When Noah is blinded in an accident at film school, he grows distant with Luke, feeling a need to be independent and continuously holding Luke responsible for what happened. Tired of being pushed away and blamed for Noah's accident Luke ends things with Noah, although Luke continues to help Noah during his crises, and they maintain a rocky friendship. Luke
becomes intrigued by neurosurgeon Reid Oliver, who is working to save Noah's sight after Luke bribes him to come to Oakdale on Noahs behalf. Their involvement starts out a bit rocky when Noah gets his sight back, and refuses to reunite with Luke after seeing him and Dr. Oliver kissing. Feeling loyalty toward Noah, and guilt for falling for his doctor, Luke has a hard time figuring out who he wants to be with, in most cases, rebuking the Dr.s advances. In the end, however, he decides to pursue his relationship with Reid, with Noah remaining a constant presence. Soon after, Noah receives a grant to make a movie in Los Angeles and asks Luke to go with him. He tells him he cannot go. During the final episodes, Reid is mortally injured when his car is struck by a train.

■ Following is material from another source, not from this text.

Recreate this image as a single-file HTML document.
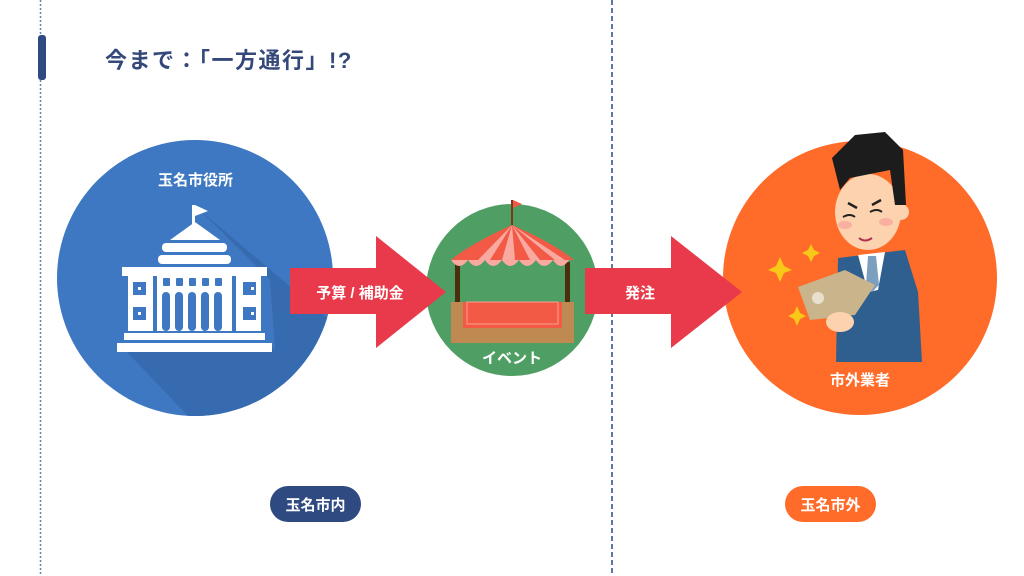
<!DOCTYPE html>
<html><head><meta charset="utf-8"><style>
html,body{margin:0;padding:0;background:#fff;}
body{width:1024px;height:576px;position:relative;overflow:hidden;font-family:"Liberation Sans","Noto Sans CJK JP",sans-serif;}
.t{position:absolute;font-weight:bold;white-space:nowrap;}
</style></head><body>
<svg width="1024" height="576" style="position:absolute;left:0;top:0">
<line x1="40.5" y1="0" x2="40.5" y2="576" stroke="#6b7fb0" stroke-width="1.5" stroke-dasharray="2,2"/>
<rect x="38" y="35" width="8" height="45" rx="3" fill="#2f4a80"/>
<line x1="612" y1="0" x2="612" y2="576" stroke="#2f4a80" stroke-width="1.5" stroke-dasharray="5,3"/>
<defs><clipPath id="bc"><circle cx="195" cy="278" r="138"/></clipPath></defs>
<circle cx="195" cy="278" r="138" fill="#3e78c2"/>
<polygon clip-path="url(#bc)" points="200,210 270,280 275,350 275,350 270,345 120,345 240,470 400,470 400,380" fill="#376bb0"/>
<g fill="#fff">
<rect x="192" y="205" width="3" height="25"/>
<polygon points="195,205 208,211 195,216"/>
<polygon points="170,240 195,222 220,240"/>
<rect x="162" y="243" width="65" height="9" rx="4"/>
<rect x="158" y="255" width="73" height="9" rx="4"/>
<rect x="122" y="267" width="145" height="9"/>
<rect x="128" y="276" width="133" height="55"/>
<rect x="124" y="333" width="141" height="7"/>
<rect x="117" y="343" width="155" height="9"/>
</g>
<g fill="#3e78c2">
<rect x="133" y="282" width="13" height="13"/><rect x="133" y="307" width="13" height="13"/>
<rect x="243" y="282" width="13" height="13"/><rect x="243" y="307" width="13" height="13"/>
<rect x="153" y="276" width="4" height="55"/><rect x="232" y="276" width="4" height="55"/>
<rect x="163" y="278" width="7" height="8" rx="1"/><rect x="176" y="278" width="7" height="8" rx="1"/><rect x="189" y="278" width="7" height="8" rx="1"/><rect x="202" y="278" width="7" height="8" rx="1"/><rect x="215" y="278" width="7" height="8" rx="1"/>
<rect x="162" y="292" width="8" height="39" rx="4"/><rect x="175" y="292" width="8" height="39" rx="4"/><rect x="188" y="292" width="8" height="39" rx="4"/><rect x="201" y="292" width="8" height="39" rx="4"/><rect x="214" y="292" width="8" height="39" rx="4"/>
</g>
<g fill="#fff"><rect x="138" y="287" width="3" height="3"/><rect x="251" y="287" width="3" height="3"/><rect x="138" y="312" width="3" height="3"/><rect x="251" y="312" width="3" height="3"/><rect x="134" y="300" width="11" height="1"/></g>
<!-- green circle -->
<circle cx="512" cy="290" r="86" fill="#4f9e63"/>
<rect x="455" y="262" width="5" height="45" fill="#4a2e0e"/>
<rect x="565" y="262" width="5" height="45" fill="#4a2e0e"/>
<rect x="451" y="302" width="123" height="41" fill="#be8a52"/>
<rect x="463" y="302" width="99" height="26" fill="#f25a46"/>
<rect x="467" y="302" width="91" height="22" fill="none" stroke="#f9a08f" stroke-width="1"/>
<rect x="511" y="200" width="2" height="27" fill="#7a3a1a"/>
<polygon points="513,200 522,204 513,208" fill="#f25a46"/>
<path d="M512,225 C490,235 465,248 451,260 L574,260 C560,248 535,235 512,225Z" fill="#f25a46"/>
<path d="M512,225 L478,260 L490,260Z M512,225 L502,260 L515,260Z M512,225 L530,260 L540,260Z M512,225 L555,260 L565,260Z" fill="#f9a9a0"/>
<path d="M451,260 q8,12 17,0 q8,12 17,0 q8,12 17,0 q8,12 17,0 q8,12 17,0 q8,12 17,0 q8,12 16,0Z" fill="#f9a9a0"/>
<!-- orange circle -->
<circle cx="860" cy="278" r="137" fill="#ff6b28"/>
<!-- arrows -->
<polygon points="290,268 376,268 376,236 446,292 376,348 376,314 290,314" fill="#e83a4a"/>
<polygon points="585,268 671,268 671,236 742,292 671,348 671,314 585,314" fill="#e83a4a"/>
<!-- man -->
<path d="M838,258 L905,250 L918,292 L922,362 L836,362Z" fill="#2e5f8e"/>
<polygon points="858,255 885,252 878,290 868,292" fill="#fff"/>
<polygon points="868,256 876,256 879,285 872,292 866,285" fill="#7a9fbf"/>
<ellipse cx="868" cy="212" rx="33" ry="38" fill="#fdd2ae"/>
<circle cx="901" cy="212" r="8" fill="#fdd2ae"/>
<path d="M832,158 L855,135 L885,132 L903,150 L906,205 L895,205 L890,170 L850,178 L840,190Z" fill="#1c1c1c"/>
<path d="M843,217 q7,-4 12,0 M870,212 q7,-4 12,0" stroke="#222" stroke-width="2" fill="none"/>
<path d="M848,203 l9,5 M872,205 l9,-5" stroke="#222" stroke-width="2.5"/>
<path d="M859,238 q6,5 13,0" stroke="#b03050" stroke-width="2" fill="none"/>
<ellipse cx="845" cy="225" rx="7" ry="4" fill="#f9b0a0"/><ellipse cx="886" cy="222" rx="7" ry="4" fill="#f9b0a0"/>
<polygon points="798,287 845,270 875,285 855,315 810,320" fill="#c9b48c"/>
<circle cx="818" cy="298" r="6" fill="#e8e0cc"/>
<ellipse cx="840" cy="322" rx="14" ry="10" fill="#fdd2ae"/>
<g fill="#f7c818">
<polygon points="780,257 784,266 792,270 784,273 780,282 776,273 768,270 776,266"/>
<polygon points="811,244 814,250 820,253 814,256 811,262 808,256 802,253 808,250"/>
<polygon points="797,306 800,313 806,316 800,319 797,326 794,319 788,316 794,313"/>
</g>
<rect x="270" y="486" width="91" height="36" rx="18" fill="#2f4a80"/>
<rect x="785" y="486" width="91" height="36" rx="18" fill="#ff6b28"/>
</svg>
<div class="t" style="left:105px;top:43px;font-size:22px;letter-spacing:1.5px;color:#34497a;">今まで：「一方通行」!?</div>
<div class="t" style="left:138px;top:169px;font-size:15px;color:#fff;width:115px;text-align:center;">玉名市役所</div>
<div class="t" style="left:290px;top:282px;font-size:15px;color:#fff;width:140px;text-align:center;">予算 / 補助金</div>
<div class="t" style="left:462px;top:347px;font-size:15px;color:#fff;width:100px;text-align:center;">イベント</div>
<div class="t" style="left:600px;top:282px;font-size:15px;color:#fff;width:80px;text-align:center;">発注</div>
<div class="t" style="left:800px;top:369px;font-size:15px;color:#fff;width:120px;text-align:center;">市外業者</div>
<div class="t" style="left:270px;top:494px;font-size:15px;color:#fff;width:91px;text-align:center;">玉名市内</div>
<div class="t" style="left:785px;top:494px;font-size:15px;color:#fff;width:91px;text-align:center;">玉名市外</div>
</body></html>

With Reid dying not long before he is set to leave for LA, Noah is convinced by Allison to comfort Luke, but while he is willing to remain in Oakdale during his time in need, Luke urges him to pursue his dream. Noah tells Luke to stay in Oakdale, grieve, and heal, and that he will be waiting for him, leaving the door open to reconciliation. Noah leaves and Luke continues to grieve Reid. In his last scene Katie, Reid's best friend and roommate, gives Luke his stethoscope saying Reid would want him to have it. Luke asks Chris, the man who received Reid's heart after he died, if he could use it to listen to his heartbeat. He says it's okay and the final shot we ever have of Luke is of him listening to Reid's heart with a sad smile on his face.